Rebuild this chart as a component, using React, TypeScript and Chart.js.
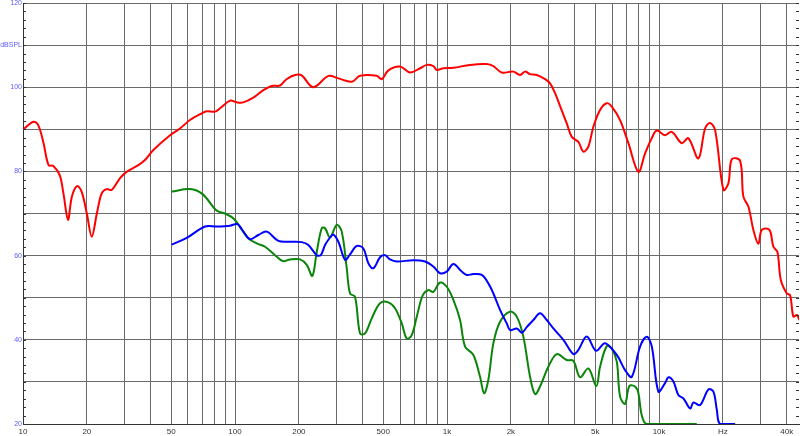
import React, { useEffect, useRef } from "react";
import { Chart, registerables } from "chart.js";

Chart.register(...registerables);

// Red response
const redFreq = [10, 11.2, 11.8, 12.5, 13.2, 13.9, 14.9, 15.5, 16.3, 17.0, 18.0, 18.9, 20.0, 21.1, 22.3, 23.5, 24.8, 26.2, 28.7, 30.8, 35.0, 37.6, 41.2, 49.4, 55.0, 61.3, 69.7, 73.5, 80.5, 85.0, 94.7, 101.9, 109.4, 122, 136, 149, 163, 175, 192, 206, 234, 276, 307, 355, 389, 466, 492, 529, 600, 669, 746, 802, 862, 894, 961, 1071, 1284, 1539, 1654, 1811, 2054, 2210, 2333, 2463, 2650, 2900, 3061, 3232, 3413, 3669, 3875, 4163, 4394, 4640, 4899, 5268, 5666, 5983, 6546, 7165, 7989, 8590, 9240, 9754, 10670, 11480, 12800, 13750, 15320, 16480, 17400, 18380, 20110, 21230, 22030, 24110, 24980, 26390, 27850, 29410, 30510, 33140, 34620, 36140, 37510, 40050, 41500, 43010, 44630, 45900];
const redDb = [89.9, 91.8, 91.0, 86.7, 81.5, 81.3, 79.1, 74.9, 68.5, 74.0, 76.5, 75.2, 70.0, 64.5, 70.0, 74.8, 75.8, 75.6, 78.4, 79.9, 81.5, 82.7, 85.1, 88.6, 90.2, 92.2, 93.8, 94.3, 94.2, 95.0, 96.8, 96.4, 96.4, 97.5, 99.3, 100.3, 100.4, 101.9, 102.9, 102.8, 100.0, 102.7, 102.1, 101.3, 102.7, 102.7, 101.9, 104.0, 104.9, 103.5, 104.5, 105.3, 105.0, 104.1, 104.5, 104.6, 105.3, 105.5, 105.0, 103.5, 103.7, 102.9, 103.7, 103.1, 102.9, 101.9, 100.9, 98.6, 95.5, 91.4, 88.2, 87.0, 84.7, 85.9, 90.6, 94.6, 96.2, 95.4, 92.2, 86.7, 79.9, 84.3, 87.9, 89.7, 88.6, 89.4, 86.7, 87.9, 83.1, 90.2, 91.5, 89.8, 75.6, 77.2, 82.9, 82.5, 74.0, 71.6, 66.1, 62.8, 66.1, 66.1, 62.1, 60.9, 54.2, 51.0, 50.6, 45.5, 45.9, 44.7];

// Blue response
const blueFreq = [50.3, 59.2, 72.2, 81.9, 94.7, 102.5, 107.5, 117.7, 128.8, 141.1, 160.1, 181.7, 206.3, 221.8, 242.8, 253.6, 265.8, 280.6, 290.9, 307.2, 330.3, 348.7, 375.1, 403, 425.5, 449.3, 483.1, 509.9, 538.5, 578.8, 693.4, 787.6, 861.8, 926.8, 996.8, 1071, 1173, 1238, 1331, 1458, 1566, 1654, 1778, 1912, 1983, 2132, 2251, 2376, 2553, 2746, 2953, 3172, 3537, 3943, 4163, 4560, 5045, 5563, 6317, 6913, 7432, 8137, 8750, 9240, 9924, 10670, 11070, 11680, 12330, 13020, 14010, 14520, 15610, 17090, 18040, 18720, 19400, 22830];
const blueDb = [62.6, 64.2, 66.9, 66.9, 67.1, 67.5, 66.3, 63.9, 64.9, 65.7, 63.5, 63.3, 63.2, 62.5, 60.1, 60.1, 62.5, 64.3, 65.0, 63.3, 59.0, 60.3, 62.3, 61.7, 58.2, 57.0, 59.6, 60.1, 59.1, 58.6, 58.9, 58.6, 57.4, 55.8, 56.2, 58.0, 56.2, 55.4, 55.6, 55.4, 53.4, 51.0, 47.1, 43.9, 42.3, 42.7, 41.7, 43.0, 44.7, 46.3, 44.7, 42.7, 40.0, 36.6, 37.6, 40.8, 37.4, 39.2, 36.4, 32.8, 31.2, 38.4, 40.7, 38.4, 27.7, 29.7, 31.1, 30.1, 26.9, 26.1, 23.7, 25.1, 24.5, 28.2, 27.7, 23.4, 20.0, 20.0];

// Green response
const greenFreq = [50.3, 61.3, 70.3, 81.9, 89.7, 98.9, 115.5, 126.6, 138.5, 154.4, 167.9, 181.7, 202.6, 217.9, 231.5, 242.8, 256.4, 265.8, 280.6, 301.8, 318.6, 336.4, 348.7, 368.1, 388.7, 410.4, 441.4, 483.1, 528.6, 568.4, 611.4, 645.5, 681.6, 719.7, 768.3, 816.3, 861.8, 926.8, 996.8, 1071, 1152, 1216, 1331, 1431, 1495, 1566, 1654, 1778, 1983, 2132, 2291, 2463, 2601, 2746, 3005, 3293, 3669, 3943, 4241, 4640, 5061, 5268, 5666, 5983, 6317, 6546, 6913, 7244, 7704, 7989, 8286, 8750, 15060];
const greenDb = [75.2, 75.8, 74.6, 70.7, 70.0, 68.7, 64.1, 62.9, 62.1, 60.1, 58.7, 59.1, 59.1, 57.8, 55.2, 60.8, 66.5, 66.5, 64.3, 67.3, 65.7, 57.0, 51.0, 50.2, 41.5, 41.5, 45.1, 48.7, 48.9, 47.5, 43.9, 40.3, 41.1, 45.5, 50.6, 51.8, 51.4, 53.6, 52.6, 49.5, 44.7, 38.4, 36.4, 31.2, 27.3, 30.5, 39.2, 44.3, 46.7, 45.5, 40.7, 31.2, 27.1, 28.9, 33.6, 36.6, 35.2, 35.0, 31.1, 33.2, 29.0, 33.6, 38.5, 37.9, 34.8, 26.5, 24.8, 29.0, 28.9, 27.3, 22.1, 20.0, 20.0];

const xTicks = [10, 20, 30, 40, 50, 60, 70, 80, 90, 100, 200, 300, 400, 500, 600, 700, 800, 900, 1000, 2000, 3000, 4000, 5000, 6000, 7000, 8000, 9000, 10000, 20000, 30000, 40000];
const xTickLabels: Record<number, string> = { 10: "10", 20: "20", 50: "50", 100: "100", 200: "200", 500: "500", 1000: "1k", 2000: "2k", 5000: "5k", 10000: "10k", 20000: "Hz", 40000: "40k" };
const yTickLabels: Record<number, string> = { 120: "120", 110: "dBSPL", 100: "100", 80: "80", 60: "60", 40: "40", 20: "20" };
const yMinorStep = 2;

const toPoints = (f: number[], d: number[]) => f.map((x, i) => ({ x, y: d[i] }));

const minorTicksPlugin = {
  id: "minorTicks",
  afterDraw(chart: any) {
    const { ctx, chartArea, scales } = chart;
    const y = scales.y;
    ctx.save();
    ctx.strokeStyle = "#333";
    ctx.lineWidth = 1;
    ctx.beginPath();
    for (let v = y.min; v <= y.max; v += yMinorStep) {
      const py = Math.round(y.getPixelForValue(v)) + 0.5;
      ctx.moveTo(chartArea.left, py);
      ctx.lineTo(chartArea.left + 3, py);
      ctx.moveTo(chartArea.right - 3, py);
      ctx.lineTo(chartArea.right, py);
    }
    ctx.stroke();
    ctx.restore();
  },
};

export default function App() {
  const ref = useRef<HTMLCanvasElement | null>(null);
  useEffect(() => {
    document.body.style.margin = "0";
    if (!ref.current) return;
    const common = { borderWidth: 2, pointRadius: 0, tension: 0.35, fill: false };
    const chart = new Chart(ref.current, {
      type: "line",
      data: {
        datasets: [
          { ...common, label: "blue", data: toPoints(blueFreq, blueDb), borderColor: "#0000ff" },
          { ...common, label: "green", data: toPoints(greenFreq, greenDb), borderColor: "#0a850a" },
          { ...common, label: "red", data: toPoints(redFreq, redDb), borderColor: "#ff0000" },
        ],
      },
      options: {
        animation: false,
        responsive: false,
        maintainAspectRatio: false,
        parsing: false as any,
        layout: { padding: { top: 3, right: 1, left: 0, bottom: 0 } },
        plugins: { legend: { display: false }, tooltip: { enabled: false } },
        scales: {
          x: {
            type: "logarithmic",
            min: 10,
            max: 45700,
            afterBuildTicks: (scale: any) => {
              scale.ticks = xTicks.map((v) => ({ value: v }));
            },
            afterFit: (scale: any) => {
              scale.height = 12;
              scale.paddingLeft = 0;
              scale.paddingRight = 0;
            },
            grid: { color: "#6a6a6a", lineWidth: 1, drawTicks: false },
            border: { display: true, color: "#333", width: 1 },
            ticks: {
              autoSkip: false,
              maxRotation: 0,
              padding: 3,
              color: "#333",
              font: { family: "Liberation Sans", size: 8 },
              callback: (v: any) => xTickLabels[Number(v)] ?? "",
            },
          },
          y: {
            type: "linear",
            min: 20,
            max: 120,
            afterFit: (scale: any) => {
              scale.width = 23;
              scale.paddingTop = 0;
              scale.paddingBottom = 0;
            },
            grid: { color: "#6a6a6a", lineWidth: 1, drawTicks: false },
            border: { display: true, color: "#333", width: 1 },
            ticks: {
              stepSize: 10,
              autoSkip: false,
              padding: 1,
              color: "#5b5bff",
              font: { family: "Liberation Sans", size: 7 },
              callback: (v: any) => yTickLabels[Number(v)] ?? "",
            },
          },
        },
      },
      plugins: [minorTicksPlugin],
    });
    return () => chart.destroy();
  }, []);
  return (
    <div style={{ width: 800, height: 436, background: "#fff" }}>
      <canvas ref={ref} width={800} height={436} style={{ display: "block", width: 800, height: 436 }} />
    </div>
  );
}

====================

## Exercise task
Up to and including the line with "Chart.register(...registerables);", copy the data above from its first line. Skip pictures.

## Task answer
Rebuild this chart as a component, using React, TypeScript and Chart.js.
import React, { useEffect, useRef } from "react";
import { Chart, registerables } from "chart.js";

Chart.register(...registerables);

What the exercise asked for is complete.